Índices de impacto de revistas, cuartiles variables según el año de la publicación del artículo, cursillos de innovación docente, nuevas metodologías diseñadas por pedagogos y psicopedagogos sin importar que se apliquen a una materia u otra, elaboración de guías docentes que nadie lee y a nadie importan, consignas pánfilas tales como “¡haga usted la química divertida!” o “¡disfrute de las derivadas!”. Y bueno, modelos surrealistas tales como la “flipped classroom” o “clase invertida” que, en esencia, consiste en que el profesor permanece a un lado mientras los alumnos adoptan un rol activo en la clase. Es decir, que el profesor no da clase y, por tanto, no actúa como profesor.

Todos estos peajes son los que deben pagar (y algunos son muy caros) quienes, por vocación, deseen dedicarse hoy a la enseñanza. Una carrera larga y ardua en la que necesariamente habrán de pasar por sucesivas fases, una tras otra, para “acreditarse” ante las agencias de calidad y por fin lograr la ansiada plaza, la ansiada categoría administrativa.
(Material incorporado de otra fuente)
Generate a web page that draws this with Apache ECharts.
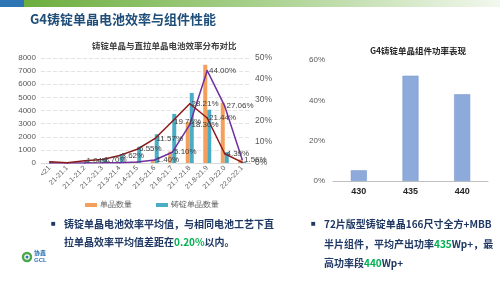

Para ello, además, deberán contentar al alumnado y conseguir, como si de un producto de Amazon se tratase, buenas valoraciones y buenos comentarios. Cuantos más, mejor. Así que, como me lo exigen y como nadie quiere acabar en la situación del Dr. Jones, es decir, en la calle, aprobemos a todo el mundo, sin estudiar, sin exámenes. Aprobemos de forma automática por el mero hecho de ser alumnos. Concedamos lo que ya se oye por los pasillos, al principio como un leve susurro y luego como un sonoro estruendo. Concedamos a todos un merecido aprobado general.